Toutes ces qualités et tous ces défauts apparaissent en pleine clarté, dans Tine.

Tine, à certains égards, est la première partie d’une épopée dont le Dernier Danois sera la conclusion. Sujet : la disparition d’un peuple vieilli. Le roman s’ouvre en pleine action, à deux pas de la frontière où tonne le canon. La guerre de 1864, qui fut pour le Danemark la guerre terrible, vient de commencer. L’armée est partie pour les retranchemens de Dannevirk. L’inspecteur Berg, du village de Norup, l’a suivie, soldat, le fusil sur l’épaule, et sa femme et son fils se sont réfugiés dans l’intérieur du pays. Tine Bœlling, leur amie, leur sœur presque, est restée au village, avec ses vieux parens. Elle rétablit l’ordre dans la maison des absens, bouleversée par ce départ hâtif. La scène est simple, d’une gravité large. On dirait l’exposition faite par un chœur de vieillards craintifs, dans une tragédie antique :

« Le vieux Bœlling n’entendait pas ce qu’on disait, n’écoutant que ses propres pensées. Il y en avait treize d’appelés parmi les gens de la paroisse. — Que la volonté de Dieu soit faite ! — dit-il ; et il se leva.

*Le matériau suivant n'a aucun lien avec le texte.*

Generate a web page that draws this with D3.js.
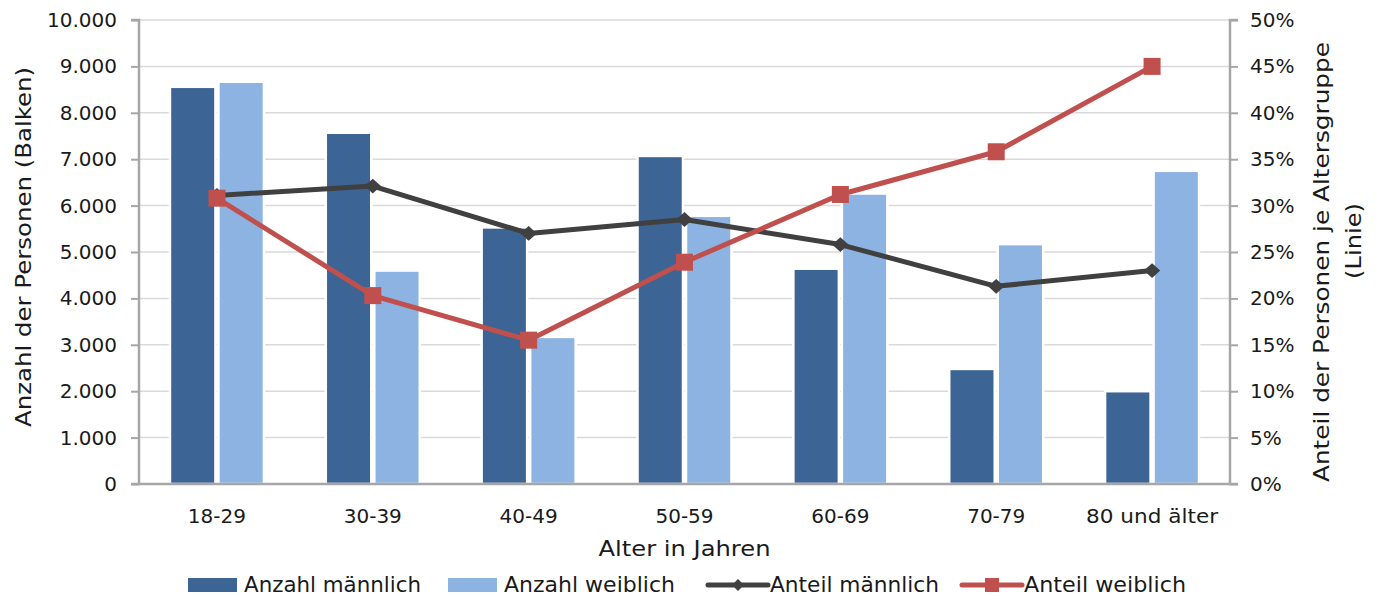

« Les vieux voulaient rentrer. Tine… ne les laissa pas partir avant qu’ils ne lui eussent donné un coup de main… Elle alla dans la chambre du fond et détacha du mur le roi Frédéric, — la bataille d’Isted, — et la bataille de Frédéricia…

« Mme Bœlling regardait les héros d’Isted qui, le front bandé, combattaient encore ; elle les contempla longuement et deux petites larmes tombèrent sur le verre. Elle pensait à Unis les blessés, à tous les morts qu’on allait recueillir. — Donne, la mère, — dit Bœlling, en lui prenant l’estampe des mains. Mais il la garda si longtemps que Tine dut la lui reprendre[1]. »

  1. Traduction de M. le comte Prozor (Grasilier, éditeur).